**Given instruction**.
Include the line containing "import * as echarts from 'echarts';" and all lines before it, repeated exactly from the listing below, without pictures.

── Information supplied ──

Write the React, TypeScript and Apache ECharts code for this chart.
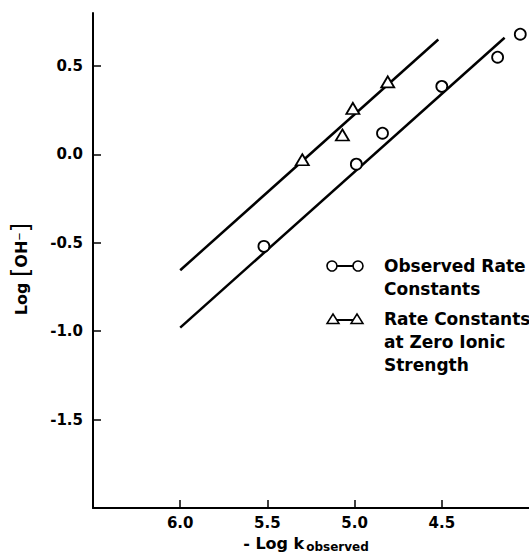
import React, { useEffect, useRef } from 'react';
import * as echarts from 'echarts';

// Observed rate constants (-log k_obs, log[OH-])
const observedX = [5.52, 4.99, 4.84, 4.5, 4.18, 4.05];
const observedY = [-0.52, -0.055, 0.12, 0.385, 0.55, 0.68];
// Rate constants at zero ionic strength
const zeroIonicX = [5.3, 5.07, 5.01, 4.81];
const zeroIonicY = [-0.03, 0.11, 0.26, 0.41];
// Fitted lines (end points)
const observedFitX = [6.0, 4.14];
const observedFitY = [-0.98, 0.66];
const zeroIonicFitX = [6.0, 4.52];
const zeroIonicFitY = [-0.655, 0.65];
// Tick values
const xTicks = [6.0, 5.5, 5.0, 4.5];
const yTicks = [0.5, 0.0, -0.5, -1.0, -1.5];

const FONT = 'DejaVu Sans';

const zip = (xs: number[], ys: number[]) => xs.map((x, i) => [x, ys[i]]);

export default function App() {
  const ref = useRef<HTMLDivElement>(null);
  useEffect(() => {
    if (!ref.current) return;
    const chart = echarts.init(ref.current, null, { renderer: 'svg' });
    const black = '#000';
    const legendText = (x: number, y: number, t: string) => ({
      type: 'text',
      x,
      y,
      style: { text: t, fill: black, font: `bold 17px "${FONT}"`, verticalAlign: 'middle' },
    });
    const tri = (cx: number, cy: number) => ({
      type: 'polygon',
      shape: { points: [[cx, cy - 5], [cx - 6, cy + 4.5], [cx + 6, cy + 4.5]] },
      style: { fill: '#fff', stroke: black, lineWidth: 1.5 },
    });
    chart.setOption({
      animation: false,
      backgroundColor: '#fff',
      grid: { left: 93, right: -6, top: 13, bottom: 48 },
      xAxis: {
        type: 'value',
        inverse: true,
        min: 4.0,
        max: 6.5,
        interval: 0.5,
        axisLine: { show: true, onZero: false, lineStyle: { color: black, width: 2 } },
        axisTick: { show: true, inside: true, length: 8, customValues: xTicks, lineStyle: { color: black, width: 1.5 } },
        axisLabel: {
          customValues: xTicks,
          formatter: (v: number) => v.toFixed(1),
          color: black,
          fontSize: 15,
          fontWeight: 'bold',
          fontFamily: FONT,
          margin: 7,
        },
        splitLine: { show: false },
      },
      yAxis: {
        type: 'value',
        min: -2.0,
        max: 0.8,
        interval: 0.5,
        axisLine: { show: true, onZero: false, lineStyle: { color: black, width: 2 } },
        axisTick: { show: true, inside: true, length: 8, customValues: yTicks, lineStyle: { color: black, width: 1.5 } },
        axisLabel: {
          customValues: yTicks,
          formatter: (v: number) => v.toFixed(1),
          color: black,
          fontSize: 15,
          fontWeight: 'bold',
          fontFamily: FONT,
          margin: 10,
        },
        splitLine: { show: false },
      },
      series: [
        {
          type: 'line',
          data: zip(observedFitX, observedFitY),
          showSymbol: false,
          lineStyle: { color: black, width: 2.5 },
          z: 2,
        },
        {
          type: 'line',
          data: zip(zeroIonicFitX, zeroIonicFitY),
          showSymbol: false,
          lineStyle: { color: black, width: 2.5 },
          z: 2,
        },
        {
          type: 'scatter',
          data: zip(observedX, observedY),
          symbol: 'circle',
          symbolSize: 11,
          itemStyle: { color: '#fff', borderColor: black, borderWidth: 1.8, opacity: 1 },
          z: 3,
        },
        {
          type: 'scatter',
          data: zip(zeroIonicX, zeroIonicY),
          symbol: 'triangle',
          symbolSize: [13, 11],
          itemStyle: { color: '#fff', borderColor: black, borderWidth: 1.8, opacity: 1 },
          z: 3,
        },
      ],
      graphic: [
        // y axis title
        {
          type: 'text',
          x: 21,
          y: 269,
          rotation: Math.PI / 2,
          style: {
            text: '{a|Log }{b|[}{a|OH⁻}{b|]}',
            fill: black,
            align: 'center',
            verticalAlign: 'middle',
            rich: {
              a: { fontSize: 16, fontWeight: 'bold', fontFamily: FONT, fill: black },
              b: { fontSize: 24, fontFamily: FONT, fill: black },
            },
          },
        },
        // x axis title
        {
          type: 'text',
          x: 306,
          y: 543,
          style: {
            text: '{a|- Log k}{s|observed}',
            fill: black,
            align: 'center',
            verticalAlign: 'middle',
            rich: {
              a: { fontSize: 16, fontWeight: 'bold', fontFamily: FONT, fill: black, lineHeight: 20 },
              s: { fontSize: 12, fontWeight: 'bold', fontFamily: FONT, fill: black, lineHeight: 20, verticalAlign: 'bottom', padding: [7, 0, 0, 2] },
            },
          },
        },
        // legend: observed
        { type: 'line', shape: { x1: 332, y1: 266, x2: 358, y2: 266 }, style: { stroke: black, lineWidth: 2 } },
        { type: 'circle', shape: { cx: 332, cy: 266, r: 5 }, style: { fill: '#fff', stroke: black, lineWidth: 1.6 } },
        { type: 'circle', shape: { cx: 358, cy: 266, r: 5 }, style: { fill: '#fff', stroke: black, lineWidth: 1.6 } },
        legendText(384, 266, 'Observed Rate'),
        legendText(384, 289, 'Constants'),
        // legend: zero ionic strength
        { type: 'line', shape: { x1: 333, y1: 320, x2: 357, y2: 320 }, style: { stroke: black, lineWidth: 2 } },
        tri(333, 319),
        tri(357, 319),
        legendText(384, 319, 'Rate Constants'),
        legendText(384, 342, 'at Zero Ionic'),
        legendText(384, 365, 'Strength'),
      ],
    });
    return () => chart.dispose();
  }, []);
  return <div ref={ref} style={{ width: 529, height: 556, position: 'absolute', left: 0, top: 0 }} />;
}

───

**Answer to the exercise**.
Write the React, TypeScript and Apache ECharts code for this chart.
import React, { useEffect, useRef } from 'react';
import * as echarts from 'echarts';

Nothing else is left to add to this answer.